Law of Large Numbers & CLT

Convergence of Sample Averages

Law of Large Numbers (LLN)

If $X_1, X_2, \ldots, X_n$ are i.i.d. with mean $\mu$, then the sample mean converges to $\mu$ in probability as $n \to \infty$:

$\bar{X}_n = \frac{1}{n}\sum_{i=1}^n X_i \xrightarrow{P} \mu$

The larger your sample, the closer the average is to the true mean.

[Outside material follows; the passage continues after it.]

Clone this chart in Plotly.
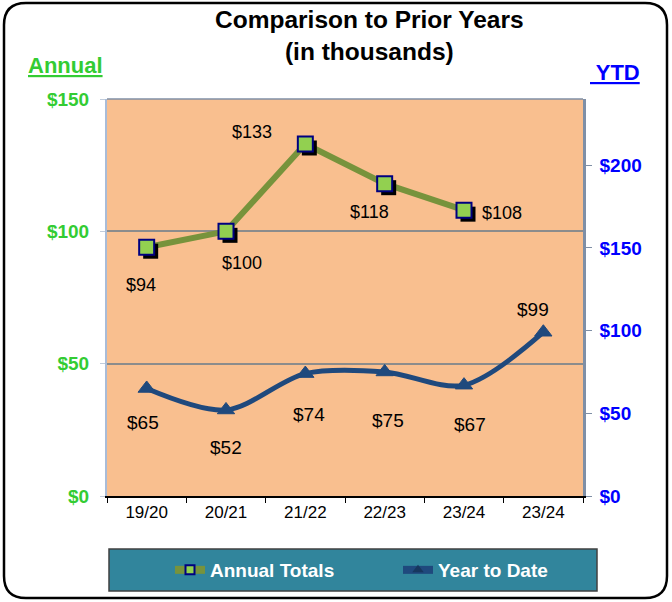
import plotly.graph_objects as go

categories = ["19/20", "20/21", "21/22", "22/23", "23/24", "23/24"]
annual_values = [94, 100, 133, 118, 108]
ytd_values = [65, 52, 74, 75, 67, 99]
left_ticks = [0, 50, 100, 150]
right_ticks = [0, 50, 100, 150, 200]

# label offsets (pixels) for data labels
annual_label_shift = [(-6, -38), (16, -32), (-53, 12), (-15, -28), (38, -3)]
ytd_label_shift = [(-4, -34), (0, -38), (4, -41), (3, -49), (6, -39), (-10, 23)]

W, H = 672, 602
L, R, T, B = 107, 89, 99, 106
PW, PH = W - L - R, H - T - B

xs = list(range(len(categories)))
xa = xs[:len(annual_values)]

FONT = "Liberation Sans, Arial, sans-serif"
GREEN_T = "#33CC33"
BLUE_T = "#0000FF"
OLIVE = "#77933C"
NAVY = "#1F497D"

def px(x):
    return (x - L) / PW

def py(y):
    return (H - B - y) / PH

fig = go.Figure()

# YTD line (right axis)
fig.add_trace(go.Scatter(
    x=xs, y=ytd_values, name="Year to Date", yaxis="y2",
    mode="lines+markers",
    line=dict(color=NAVY, width=5, shape="spline", smoothing=0.9),
    marker=dict(symbol="triangle-up", size=15, color=NAVY, line=dict(color=NAVY, width=1)),
    hoverinfo="skip", showlegend=False,
))

# Annual line
fig.add_trace(go.Scatter(
    x=xa, y=annual_values, name="Annual Totals",
    mode="lines",
    line=dict(color=OLIVE, width=6),
    showlegend=False, hoverinfo="skip",
))
# marker shadows (offset few pixels right/down)
dx = 4 / (PW / len(categories))
dy = 4 / (PH / 150)
fig.add_trace(go.Scatter(
    x=[v + dx for v in xa], y=[v - dy for v in annual_values],
    mode="markers",
    marker=dict(symbol="square", size=15, color="black"),
    showlegend=False, hoverinfo="skip",
))
fig.add_trace(go.Scatter(
    x=xa, y=annual_values, name="Annual Totals",
    mode="markers",
    marker=dict(symbol="square", size=15, color="#92D050", line=dict(color="#000080", width=2)),
    showlegend=False, hoverinfo="skip",
))
# legend entries
fig.add_trace(go.Scatter(
    x=[None], y=[None], name="Annual Totals", mode="lines+markers",
    line=dict(color=OLIVE, width=8),
    marker=dict(symbol="square", size=9, color="#92D050", line=dict(color="#000080", width=2)),
    legend="legend",
))
fig.add_trace(go.Scatter(
    x=[None], y=[None], name="Year to Date", mode="lines+markers", yaxis="y2",
    line=dict(color=NAVY, width=8),
    marker=dict(symbol="triangle-up", size=10, color="#17375E"),
    legend="legend2",
))

annotations = []
for i, v in enumerate(annual_values):
    sx, sy = annual_label_shift[i]
    annotations.append(dict(x=i, y=v, xref="x", yref="y", text=f"${v}", showarrow=False,
                            xshift=sx, yshift=sy, font=dict(family=FONT, size=18, color="black")))
for i, v in enumerate(ytd_values):
    sx, sy = ytd_label_shift[i]
    annotations.append(dict(x=i, y=v, xref="x", yref="y2", text=f"${v}", showarrow=False,
                            xshift=sx, yshift=sy, font=dict(family=FONT, size=19, color="black")))

annotations.append(dict(x=px(65), y=py(65), xref="paper", yref="paper", xanchor="center", yanchor="middle",
                        text="<b><u>Annual</u></b>", showarrow=False,
                        font=dict(family=FONT, size=22, color=GREEN_T)))
annotations.append(dict(x=px(615), y=py(72), xref="paper", yref="paper", xanchor="center", yanchor="middle",
                        text="<b><u> YTD</u></b>", showarrow=False,
                        font=dict(family=FONT, size=22, color=BLUE_T)))
annotations.append(dict(x=px(369), y=py(35), xref="paper", yref="paper", xanchor="center", yanchor="middle",
                        text="<b>Comparison to Prior Years<br>(in thousands)</b>", showarrow=False,
                        font=dict(family=FONT, size=24.5, color="black")))

# rounded outer border
x0, x1, y0, y1 = 4, 667, 3, 598
r = 22
path = (f"M {px(x0 + r)},{py(y0)} L {px(x1 - r)},{py(y0)} Q {px(x1)},{py(y0)} {px(x1)},{py(y0 + r)} "
        f"L {px(x1)},{py(y1 - r)} Q {px(x1)},{py(y1)} {px(x1 - r)},{py(y1)} "
        f"L {px(x0 + r)},{py(y1)} Q {px(x0)},{py(y1)} {px(x0)},{py(y1 - r)} "
        f"L {px(x0)},{py(y0 + r)} Q {px(x0)},{py(y0)} {px(x0 + r)},{py(y0)} Z")
shapes = [
    dict(type="path", path=path, xref="paper", yref="paper", line=dict(color="black", width=2.5), layer="below"),
    dict(type="rect", xref="paper", yref="paper", x0=px(109), x1=px(597), y0=py(591), y1=py(549),
         fillcolor="#31859C", line=dict(color="#404040", width=1.5), layer="below"),
    dict(type="line", xref="paper", yref="paper", x0=0, x1=1, y0=1, y1=1, line=dict(color="#7F8FA6", width=1.5)),
]

legend_common = dict(orientation="h", yanchor="middle", y=py(570), xanchor="left",
                     bgcolor="rgba(0,0,0,0)", borderwidth=0,
                     font=dict(family=FONT, size=19, color="white", weight="bold"))

n = len(categories)
fig.update_layout(
    width=W, height=H,
    margin=dict(l=L, r=R, t=T, b=B),
    paper_bgcolor="white",
    plot_bgcolor="#F9BF8F",
    font=dict(family=FONT),
    xaxis=dict(range=[-0.5, n - 0.5], tickvals=xs, ticktext=categories, ticks="",
               showgrid=False, zeroline=False, showline=True, linecolor="black", linewidth=1.5,
               tickfont=dict(family=FONT, size=17, color="black")),
    xaxis2=dict(range=[-0.5, n - 0.5], overlaying="x", anchor="y",
                tickvals=[i - 0.5 for i in range(n + 1)], ticktext=[""] * (n + 1),
                ticks="outside", ticklen=6, tickcolor="black", tickwidth=1.2,
                showgrid=False, zeroline=False, showline=False),
    yaxis=dict(range=[0, 150], tickvals=left_ticks, ticktext=[f"${v}" for v in left_ticks],
               showgrid=True, gridcolor="#8C8C8C", gridwidth=1.5, zeroline=False,
               showline=True, linecolor="#A9BCD8", linewidth=2,
               ticks="outside", ticklen=5, tickcolor="#C0CCDC", ticklabelstandoff=7,
               tickfont=dict(family=FONT, size=19, color=GREEN_T, weight="bold")),
    yaxis2=dict(range=[0, 240], tickvals=right_ticks, ticktext=[f"${v}" for v in right_ticks],
                overlaying="y", side="right", showgrid=False, zeroline=False,
                showline=True, linecolor="#7F8FA6", linewidth=2.5,
                ticks="outside", ticklen=6, tickcolor="#7F8FA6", ticklabelstandoff=4,
                tickfont=dict(family=FONT, size=19, color=BLUE_T, weight="bold")),
    legend=dict(x=px(170), **legend_common),
    legend2=dict(x=px(398), **legend_common),
    annotations=annotations,
    shapes=shapes,
    showlegend=True,
)
fig.add_trace(go.Scatter(x=[None], y=[None], xaxis="x2", showlegend=False, hoverinfo="skip"))

fig.write_html("out.html", post_script="document.body.style.margin='0';",
               config={"displayModeBar": False})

Central Limit Theorem (CLT)

Even more remarkable: regardless of the original distribution, the standardized sample mean converges to $N(0,1)$:

$\frac{\bar{X}_n - \mu}{\sigma / \sqrt{n}} \xrightarrow{d} N(0, 1)$

This is why the normal distribution appears everywhere — it is the universal limiting shape of averages.

Box-Muller Transform

To generate $Z \sim N(0,1)$ from uniform samples $U_1, U_2 \sim \text{Uniform}(0,1)$:

$Z = \sqrt{-2 \ln U_1} \cdot \cos(2\pi U_2)$

import math, random

rng = random.Random(42)
u1, u2 = rng.random(), rng.random()
z = math.sqrt(-2 * math.log(u1)) * math.cos(2 * math.pi * u2)
# z is a single standard normal sample

Your Task

Implement sample_mean(n, mu, sigma, seed) using Box-Muller with random.Random(seed). Return the sample mean of $n$ draws from $N(\mu, \sigma^2)$, rounded to 2 decimal places.